> **Your instructions**
State how many lines of the entries hold the string "image". Reply with the number alone.

> **Supplied material**

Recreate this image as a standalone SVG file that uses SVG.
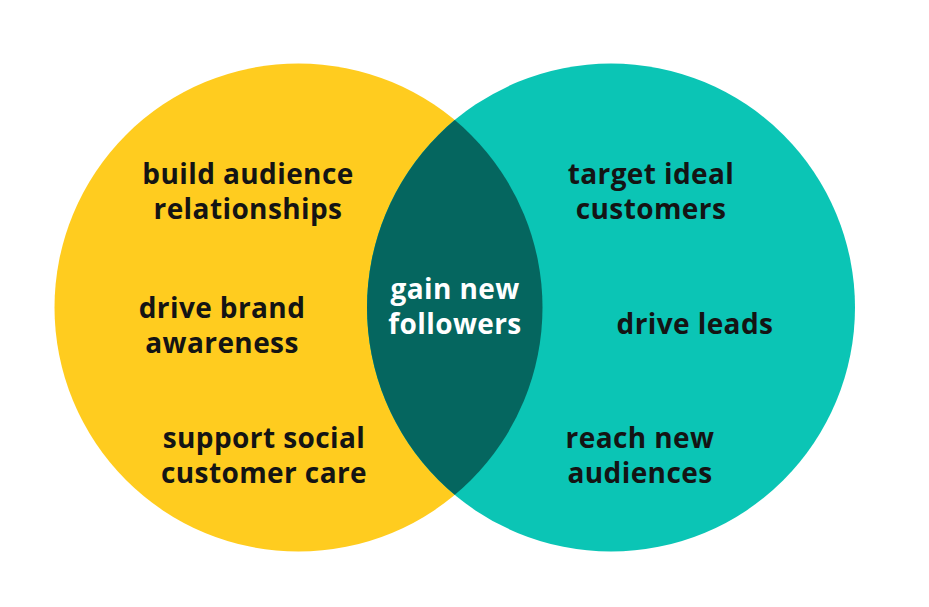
<svg xmlns="http://www.w3.org/2000/svg" width="929" height="607" viewBox="0 0 929 607">
<style>
.t{font-family:"Open Sans","Liberation Sans",sans-serif;font-weight:bold;font-size:28px;letter-spacing:0.4px;fill:#141414;text-anchor:middle}
.w{fill:#ffffff}
</style>
<defs>
<clipPath id="lc"><circle cx="298.5" cy="307.5" r="244"/></clipPath>
</defs>
<rect width="929" height="607" fill="#ffffff"/>
<g id="left-circle"><circle cx="298.5" cy="307.5" r="244" fill="#FFCC1F"/></g>
<g id="right-circle"><circle cx="611" cy="307.5" r="244" fill="#0BC5B5"/></g>
<g id="overlap"><circle cx="611" cy="307.5" r="244" fill="#05665F" clip-path="url(#lc)"/></g>
<g id="labels-left">
<text class="t" x="248" y="184">build audience</text>
<text class="t" x="248" y="219">relationships</text>
<text class="t" x="222" y="318">drive brand</text>
<text class="t" x="222" y="353">awareness</text>
<text class="t" x="264" y="448">support social</text>
<text class="t" x="264" y="483">customer care</text>
</g>
<g id="labels-center">
<text class="t w" x="455" y="299">gain new</text>
<text class="t w" x="455" y="334">followers</text>
</g>
<g id="labels-right">
<text class="t" x="651" y="184">target ideal</text>
<text class="t" x="651" y="219">customers</text>
<text class="t" x="695" y="334">drive leads</text>
<text class="t" x="640" y="448">reach new</text>
<text class="t" x="640" y="483">audiences</text>
</g>
</svg>
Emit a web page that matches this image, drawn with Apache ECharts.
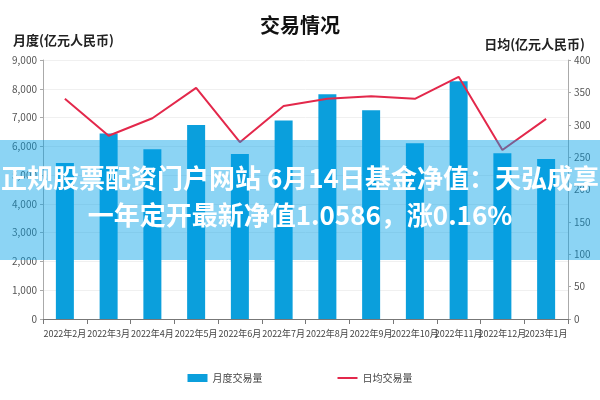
<!DOCTYPE html>
<html>
<head>
<meta charset="utf-8">
<script src="https://cdn.jsdelivr.net/npm/echarts@6/dist/echarts.min.js"></script>
<style>
  html, body { margin: 0; padding: 0; background: #fff; }
  #main { width: 600px; height: 400px; }
</style>
</head>
<body>
<div id="main"></div>
<script>
// 月份
const months = ['2022年2月', '2022年3月', '2022年4月', '2022年5月', '2022年6月', '2022年7月',
  '2022年8月', '2022年9月', '2022年10月', '2022年11月', '2022年12月', '2023年1月']
// 月度交易量(亿元)
const monthlyVolume = [5420, 6450, 5900, 6740, 5730, 6900, 7810, 7250, 6110, 8260, 5760, 5560]
// 日均交易量(亿元)
const dailyAvg = [340, 283, 310, 357, 273, 329, 340, 344, 340, 374, 261, 309]
const leftTicks = { min: 0, max: 9000, interval: 1000 }
const rightTicks = { min: 0, max: 400, interval: 50 }

const fontCn = '"Noto Sans CJK SC", sans-serif'

const chart = echarts.init(document.getElementById('main'))
const option = {
  animation: false,
  title: [
    {
      text: '交易情况',
      left: 'center',
      top: 10,
      textStyle: { fontSize: 20, fontWeight: 'bold', color: '#111', fontFamily: 'Noto Sans CJK SC' }
    },
    {
      text: '月度(亿元人民币)',
      left: 8,
      top: 29,
      textStyle: { fontSize: 13, fontWeight: 'bold', color: '#222', fontFamily: 'Noto Sans CJK SC' }
    },
    {
      text: '日均(亿元人民币)',
      right: 10,
      top: 33,
      textStyle: { fontSize: 13, fontWeight: 'bold', color: '#222', fontFamily: 'Noto Sans CJK SC' }
    }
  ],
  grid: { left: 43, right: 32, top: 60, bottom: 81 },
  legend: {
    bottom: 12,
    left: 'center',
    itemGap: 75,
    itemWidth: 20,
    itemHeight: 8,
    textStyle: { fontSize: 10, color: '#444', fontFamily: fontCn },
    data: [
      { name: '月度交易量', icon: 'rect' },
      { name: '日均交易量', icon: 'path://M0,3L20,3L20,5L0,5Z' }
    ]
  },
  xAxis: {
    type: 'category',
    data: months,
    axisLine: { lineStyle: { color: '#777' } },
    axisTick: { show: true, alignWithLabel: false, lineStyle: { color: '#777' } },
    axisLabel: { interval: 0, fontSize: 9, color: '#444', margin: 10, fontFamily: fontCn }
  },
  yAxis: [
    {
      type: 'value',
      min: leftTicks.min,
      max: leftTicks.max,
      interval: leftTicks.interval,
      axisLine: { show: true, lineStyle: { color: '#aaa' } },
      axisTick: { show: true, length: 3, lineStyle: { color: '#aaa' } },
      axisLabel: {
        fontSize: 10,
        color: '#555',
        margin: 6,
        fontFamily: fontCn,
        formatter: v => v.toLocaleString('en-US')
      },
      splitLine: { lineStyle: { color: '#f0f0f0' } }
    },
    {
      type: 'value',
      min: rightTicks.min,
      max: rightTicks.max,
      interval: rightTicks.interval,
      axisLine: { show: true, lineStyle: { color: '#aaa' } },
      axisTick: { show: true, length: 3, lineStyle: { color: '#aaa' } },
      axisLabel: { fontSize: 10, color: '#555', margin: 6, fontFamily: fontCn },
      splitLine: { show: false }
    }
  ],
  series: [
    {
      name: '月度交易量',
      type: 'bar',
      yAxisIndex: 0,
      barWidth: 18,
      itemStyle: { color: '#0b9fdc' },
      data: monthlyVolume
    },
    {
      name: '日均交易量',
      type: 'line',
      yAxisIndex: 1,
      showSymbol: false,
      symbol: 'none',
      itemStyle: { color: '#e3284b' },
      lineStyle: { color: '#e3284b', width: 2 },
      data: dailyAvg
    }
  ],
  graphic: [
    {
      type: 'rect',
      left: 0,
      top: 140,
      z: 100,
      shape: { width: 600, height: 120 },
      style: { fill: 'rgba(0,160,230,0.45)' }
    },
    {
      type: 'text',
      left: 'center',
      top: 165,
      z: 101,
      style: {
        text: '正规股票配资门户网站 6月14日基金净值：天弘成享',
        fill: '#fff',
        font: 'bold 26px "Noto Sans CJK SC"'
      }
    },
    {
      type: 'text',
      left: 'center',
      top: 202,
      z: 101,
      style: {
        text: '一年定开最新净值1.0586，涨0.16%',
        fill: '#fff',
        font: 'bold 26px "Noto Sans CJK SC"'
      }
    }
  ]
}
option && chart.setOption(option)
</script>
</body>
</html>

> **Result below**
2